▶ **SUPPLIED MATERIAL**:
◇ ◇ ◇ ◇ ◇ ◇ ◇

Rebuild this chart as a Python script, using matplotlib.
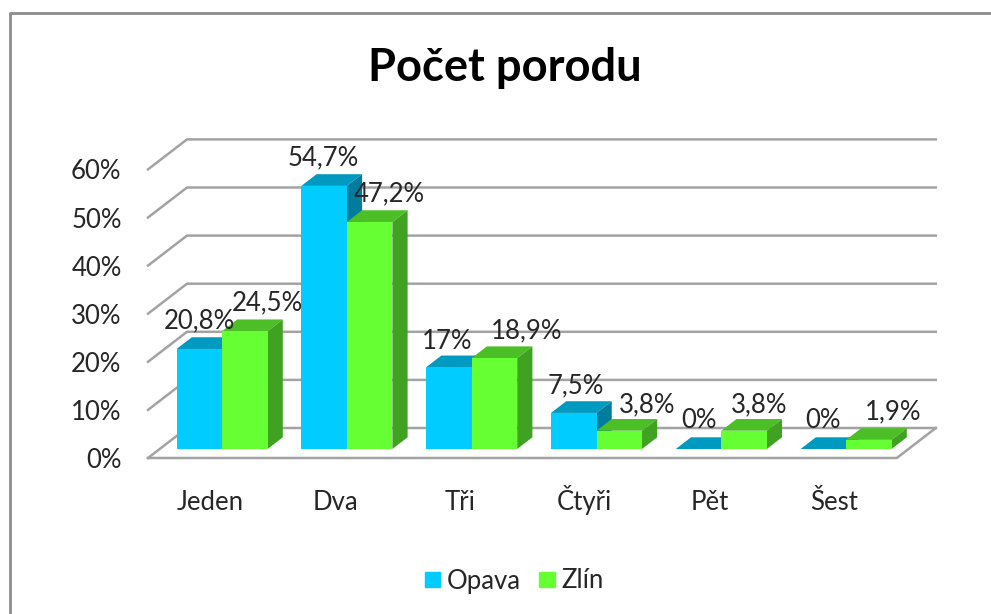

◇ ◇ ◇ ◇ ◇ ◇ ◇

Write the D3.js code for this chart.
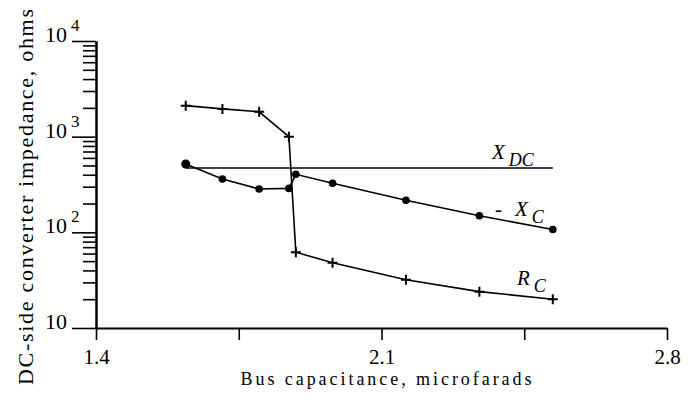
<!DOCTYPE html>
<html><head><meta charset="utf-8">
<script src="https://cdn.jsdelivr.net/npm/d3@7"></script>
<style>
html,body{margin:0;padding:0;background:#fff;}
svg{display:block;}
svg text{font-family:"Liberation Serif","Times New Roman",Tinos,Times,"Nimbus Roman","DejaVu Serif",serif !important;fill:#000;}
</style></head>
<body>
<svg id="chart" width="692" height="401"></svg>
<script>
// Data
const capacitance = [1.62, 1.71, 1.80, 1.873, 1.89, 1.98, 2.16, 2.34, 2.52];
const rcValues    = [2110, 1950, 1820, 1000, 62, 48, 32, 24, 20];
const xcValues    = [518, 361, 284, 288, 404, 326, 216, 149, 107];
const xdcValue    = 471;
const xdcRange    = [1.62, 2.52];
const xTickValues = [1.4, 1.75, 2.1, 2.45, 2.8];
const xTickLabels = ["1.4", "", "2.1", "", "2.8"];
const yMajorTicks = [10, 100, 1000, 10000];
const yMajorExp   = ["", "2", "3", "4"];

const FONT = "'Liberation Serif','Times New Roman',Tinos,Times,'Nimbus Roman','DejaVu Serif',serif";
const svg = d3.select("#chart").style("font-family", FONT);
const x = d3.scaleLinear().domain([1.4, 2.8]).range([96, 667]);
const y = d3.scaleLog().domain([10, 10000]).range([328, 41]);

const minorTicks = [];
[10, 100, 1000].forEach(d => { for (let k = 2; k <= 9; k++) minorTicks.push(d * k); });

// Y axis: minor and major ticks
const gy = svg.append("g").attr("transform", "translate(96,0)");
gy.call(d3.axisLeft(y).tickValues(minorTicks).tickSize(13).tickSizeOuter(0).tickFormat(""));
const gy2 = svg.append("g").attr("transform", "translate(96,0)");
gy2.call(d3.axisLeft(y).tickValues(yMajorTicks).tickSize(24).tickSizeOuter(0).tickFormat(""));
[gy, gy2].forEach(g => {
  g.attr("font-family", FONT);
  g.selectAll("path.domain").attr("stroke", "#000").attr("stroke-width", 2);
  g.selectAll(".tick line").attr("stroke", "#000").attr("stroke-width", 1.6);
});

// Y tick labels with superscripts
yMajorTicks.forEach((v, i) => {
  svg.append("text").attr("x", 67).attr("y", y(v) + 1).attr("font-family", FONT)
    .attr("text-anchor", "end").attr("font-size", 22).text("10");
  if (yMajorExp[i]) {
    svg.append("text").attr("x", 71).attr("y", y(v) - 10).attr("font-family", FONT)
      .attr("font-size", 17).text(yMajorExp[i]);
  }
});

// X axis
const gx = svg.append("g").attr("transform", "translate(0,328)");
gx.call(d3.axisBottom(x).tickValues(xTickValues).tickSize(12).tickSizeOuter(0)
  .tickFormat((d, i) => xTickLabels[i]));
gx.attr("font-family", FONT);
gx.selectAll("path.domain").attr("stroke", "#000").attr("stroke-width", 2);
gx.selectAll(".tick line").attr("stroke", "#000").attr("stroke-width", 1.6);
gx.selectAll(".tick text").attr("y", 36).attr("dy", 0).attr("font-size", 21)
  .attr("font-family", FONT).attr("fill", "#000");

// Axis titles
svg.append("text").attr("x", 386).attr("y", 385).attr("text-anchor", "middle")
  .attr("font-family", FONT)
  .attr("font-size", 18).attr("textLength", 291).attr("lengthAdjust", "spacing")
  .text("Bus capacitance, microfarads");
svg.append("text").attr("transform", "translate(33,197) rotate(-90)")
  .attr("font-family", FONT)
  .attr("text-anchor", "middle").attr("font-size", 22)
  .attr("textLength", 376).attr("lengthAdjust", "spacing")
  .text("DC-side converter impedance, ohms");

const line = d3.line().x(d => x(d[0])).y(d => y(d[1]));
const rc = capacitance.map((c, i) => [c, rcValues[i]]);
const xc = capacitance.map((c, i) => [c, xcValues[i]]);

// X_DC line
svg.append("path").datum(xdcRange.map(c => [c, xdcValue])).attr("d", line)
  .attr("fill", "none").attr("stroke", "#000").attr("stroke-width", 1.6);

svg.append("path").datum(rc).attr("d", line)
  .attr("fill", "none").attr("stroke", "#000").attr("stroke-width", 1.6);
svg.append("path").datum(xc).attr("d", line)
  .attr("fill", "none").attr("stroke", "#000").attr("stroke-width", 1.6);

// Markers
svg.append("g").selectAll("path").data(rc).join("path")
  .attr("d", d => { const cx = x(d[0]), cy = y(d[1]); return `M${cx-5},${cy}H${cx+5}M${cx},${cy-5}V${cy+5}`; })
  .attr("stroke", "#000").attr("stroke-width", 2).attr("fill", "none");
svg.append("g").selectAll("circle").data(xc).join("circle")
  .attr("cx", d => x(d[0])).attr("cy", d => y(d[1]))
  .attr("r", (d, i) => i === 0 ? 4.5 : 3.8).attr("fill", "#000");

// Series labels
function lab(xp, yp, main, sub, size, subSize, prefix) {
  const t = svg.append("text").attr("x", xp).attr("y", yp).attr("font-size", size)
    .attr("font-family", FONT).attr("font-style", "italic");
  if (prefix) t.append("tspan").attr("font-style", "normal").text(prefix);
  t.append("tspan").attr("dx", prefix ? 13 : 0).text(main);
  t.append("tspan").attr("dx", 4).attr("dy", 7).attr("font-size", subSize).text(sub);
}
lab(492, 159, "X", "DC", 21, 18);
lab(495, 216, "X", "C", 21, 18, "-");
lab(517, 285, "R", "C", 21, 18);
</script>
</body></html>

◇ ◇ ◇ ◇ ◇ ◇ ◇

▶ **TO DO**:
Search the data above for the string "chart" and copy each line that has it.

▶ **ANSWER IN FULL**:
Rebuild this chart as a Python script, using matplotlib.
Write the D3.js code for this chart.
<svg id="chart" width="692" height="401"></svg>
const svg = d3.select("#chart").style("font-family", FONT);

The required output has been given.